The film in one of its most glaring inaccuracies implies that Ali followed Malcolm, when the boxer turned against his mentor and remained loyal to the Nation of Islam founder.
Known for his stunning portrayal of Aaron Burr in "Hamilton," Odom gives the most in-depth performance. His Cooke ranges from hip show-biz self-indulgence - he, in contrast to Malcolm stays at the ritzy Fontainebleau - to reflective self-doubt.
Suggesting that Cooke went on to greater success, the movie neglects to mention his death less than a year later in a sordid murder at a seedy Los Angeles motel.

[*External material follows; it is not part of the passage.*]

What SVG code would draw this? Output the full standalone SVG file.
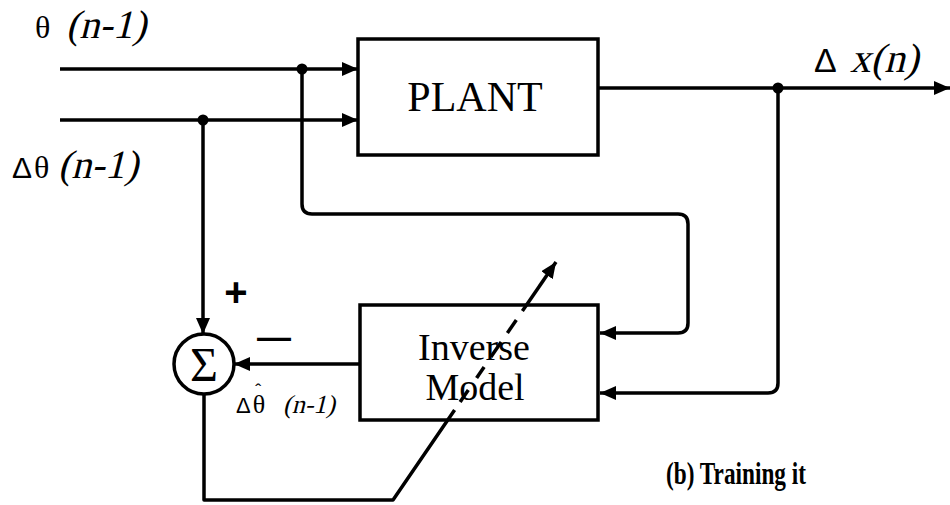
<svg xmlns="http://www.w3.org/2000/svg" width="950" height="505" viewBox="0 0 950 505">
<style>
.ln{fill:none;stroke:#000;stroke-width:3.5;stroke-linejoin:round}
.bx{fill:none;stroke:#000;stroke-width:3.5}
.dot{fill:#000}
.serif{font-family:"Liberation Serif","Times New Roman",serif;fill:#000}
.sans{font-family:"Liberation Sans",Arial,sans-serif;fill:#000}
</style>
<defs>
<marker id="ah" markerUnits="userSpaceOnUse" markerWidth="16" markerHeight="14" refX="16" refY="7" orient="auto">
<path d="M0,0 L16,7 L0,14 z" fill="#000"/>
</marker>
</defs>
<rect width="950" height="505" fill="#fff"/>
<g id="connectors">
<path class="ln" d="M60,69 H358" marker-end="url(#ah)"/>
<path class="ln" d="M60,120 H358" marker-end="url(#ah)"/>
<path class="ln" d="M598,88 H950" marker-end="url(#ah)"/>
<path class="ln" d="M302,69 V204 Q302,214 312,214 H678 Q688,214 688,224 V323 Q688,333 678,333 H600" marker-end="url(#ah)"/>
<path class="ln" d="M778,88 V383 Q778,393 768,393 H600" marker-end="url(#ah)"/>
<path class="ln" d="M203,120 V334" marker-end="url(#ah)"/>
<path class="ln" d="M360,364 H234" marker-end="url(#ah)"/>
<path class="ln" d="M204,394 V500 H393 L454.6,410"/>
<line class="ln" x1="460.1" y1="402" x2="468.3" y2="390"/>
<line class="ln" x1="476.6" y1="378" x2="484.1" y2="367"/>
<line class="ln" x1="490.9" y1="357" x2="501.2" y2="342"/>
<line class="ln" x1="507.4" y1="333" x2="516.3" y2="320"/>
<path class="ln" d="M522.4,311 L556,262" marker-end="url(#ah)"/>
<circle class="dot" cx="302" cy="69" r="5.5"/>
<circle class="dot" cx="203" cy="120" r="5.5"/>
<circle class="dot" cx="778" cy="88" r="5.5"/>
</g>
<g id="plant">
<rect class="bx" x="358" y="39" width="240" height="116"/>
<text class="serif" x="475" y="111" font-size="42" text-anchor="middle">PLANT</text>
</g>
<g id="inverse-model">
<rect class="bx" x="360" y="305" width="238" height="115"/>
<text class="serif" x="474" y="360" font-size="38" text-anchor="middle">Inverse</text>
<text class="serif" x="475" y="400" font-size="38" text-anchor="middle">Model</text>
</g>
<g id="sum">
<circle cx="204" cy="364" r="30" fill="#fff" stroke="#000" stroke-width="3.5"/>
<text class="serif" x="204" y="381" font-size="48" text-anchor="middle">Σ</text>
</g>
<g id="labels">
<text class="serif" x="35" y="38" font-size="32">θ</text>
<text class="serif" transform="translate(66,38) skewX(-14)" font-size="40">(n-1)</text>
<text class="sans" x="12" y="178" font-size="30">Δ</text>
<text class="serif" x="34" y="178" font-size="32">θ</text>
<text class="serif" transform="translate(58,178) skewX(-14)" font-size="40">(n-1)</text>
<text class="sans" x="814" y="72" font-size="34">Δ</text>
<text class="serif" transform="translate(850,72) skewX(-14)" font-size="41">x(n)</text>
<text class="sans" x="236" y="306" font-size="40" font-weight="bold" text-anchor="middle">+</text>
<text class="sans" x="274" y="348" font-size="34" font-weight="bold" text-anchor="middle">—</text>
<text class="sans" x="236" y="413" font-size="22">Δ<tspan class="serif" font-size="26" dx="2">θ</tspan><tspan font-size="18" dx="-10" dy="-16">ˆ</tspan></text>
<text class="serif" transform="translate(283,413) skewX(-14)" font-size="26">(n-1)</text>
<text class="serif" x="666" y="484" font-size="32" font-weight="bold" textLength="140" lengthAdjust="spacingAndGlyphs">(b)  Training  it</text>
</g>
</svg>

Hodge as Brown gives the most conventional performance, showing signs of the violence that has marred Brown's career. He expresses Brown's primitive attitudes toward women that match his history of sexual abuse.
All of the talk of black dignity clashes with the group's dehumanization of Liston. Clay taunts Liston as an ugly bear, and Malcolm and the others also view the fighter as a brutal beast.
While several references are made to contemporary events - Clay's meeting with the Beatles in Miami a short time before the fight, the killing of four young girls in the Birmingham Church bombing - no mention is made of Martin Luther King and his civil rights movement, despite its prominence.
Outside of the controlled space of the hotel room, King's direction is uneven. The play is enlivened by secondary performances by Beau Bridges as a family friend of Brown who shockingly displays his racism, Michael Imperioli as a bizarrely ebullient Angelo Dundee, Ali's manager, and Lance Reddick as a menacing Black Muslim bodyguard.
The movie takes even more historical liberties than Aaron Sorkin's Netflix production "The Trial of the Chicago 7." The two films, both streaming after limited theatrical runs, give alternating visions of 1960s protest movements.
"One Night in Miami" is similarly flawed, but more coherent dramatically. At the end of the film, Odom's stirring performance of Cooke's anthem "A Change Is Gonna Come" renews the promise of the '60s.